Before Wellington’s inspection of 1806 and the memoir by Dumouriez, plans were under way for defences on the lower Shannon as part of the general scheme of defence for Ireland. In June 1804 the lord lieutenant, the Earl of Hardwicke, reported to London that works were in progress between Loop Head and Tarbert.[5] Permanent works of any importance would presumably have been inspected by Wellington in 1806 or noted by Dumouriez in his memoir of January 1808: it seems likely that temporary batteries may have preceded the permanent works, all of which, except perhaps the battery that survived until recently on Tarbert Island, must have been erected after 1808.

Shannon Estuary 1793-1815
Shannon Estuary 1793-1815

The Shannon Estuary batteries are all of a similar layout, with the exception of that at Tarbert, which resembled an obtuse-angled bastion in plan.

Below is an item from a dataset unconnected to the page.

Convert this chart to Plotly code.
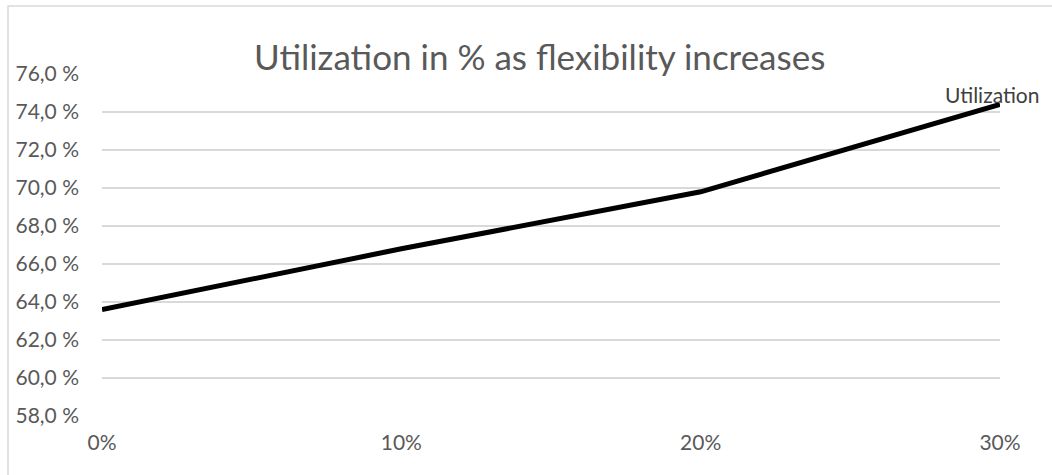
import plotly.graph_objects as go

categories = ["0%", "10%", "20%", "30%"]
utilization = [63.6, 66.8, 69.8, 74.4]
y_ticks = [58, 60, 62, 64, 66, 68, 70, 72, 74, 76]
y_tick_labels = ["58,0 %", "60,0 %", "62,0 %", "64,0 %", "66,0 %", "68,0 %",
                 "70,0 %", "72,0 %", "74,0 %", "76,0 %"]
series_name = "Utilization"
title = "Utilization in % as flexibility increases"

FONT = "Lato, 'Open Sans', sans-serif"
GRAY = "#595959"

fig = go.Figure()
fig.add_trace(go.Scatter(
    x=list(range(len(categories))), y=utilization, mode="lines",
    line=dict(color="black", width=5), name=series_name, showlegend=False,
))
fig.add_annotation(
    x=len(categories) - 1, y=utilization[-1], text=series_name,
    showarrow=False, xanchor="center", yanchor="bottom", yshift=-5, xshift=-8,
    font=dict(size=21, color="#404040", family=FONT),
)
fig.update_layout(
    width=1052, height=475,
    margin=dict(l=102, r=52, t=74, b=59),
    paper_bgcolor="white", plot_bgcolor="white",
    title=dict(text=title, x=0.513, xanchor="center", y=1 - 70 / 475, yanchor="bottom",
               font=dict(size=35, color=GRAY, family=FONT)),
    xaxis=dict(range=[0, len(categories) - 1], tickvals=list(range(len(categories))),
               ticktext=categories, showgrid=False, zeroline=False, showline=False,
               tickfont=dict(size=21, color=GRAY, family=FONT), ticklabelstandoff=12),
    yaxis=dict(range=[58, 76], tickvals=y_ticks, ticktext=y_tick_labels,
               showgrid=True, gridcolor="#d9d9d9", gridwidth=1.5, zeroline=False,
               showline=False, tickfont=dict(size=21, color=GRAY, family=FONT),
               ticklabelstandoff=22),
)
fig.add_shape(type="rect", xref="paper", yref="paper",
              x0=-94 / 898, x1=1.2, y0=-0.3, y1=1 + 68 / 342,
              line=dict(color="#d9d9d9", width=1.5), layer="below")
fig.write_html("out.html")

The battery in each case is semicircular or D-shaped in plan, surrounded by a dry moat with six guns (except for the four-gun battery at Doonaha) arranged around the curved part of the perimeter, firing over the broad parapet. The rear of the battery was protected by a rectangular blockhouse or ‘bombproof barrack’ built in the moat at the centre of the landward side. On the roof of this structure were two guns for landward defence, either carronades or howitzers. Similar batteries are to be found at Keelogue on the Shannon above Portumna and at Rathmullan on Lough Swilly. The blockhouse or barrack was also described in contemporary accounts as a ‘defensible guardhouse’ capable of accommodating all or most of the garrison of a battery or redoubt, loop-holed for musketry, the roof to be arched over if possible with a terrace or platform on top.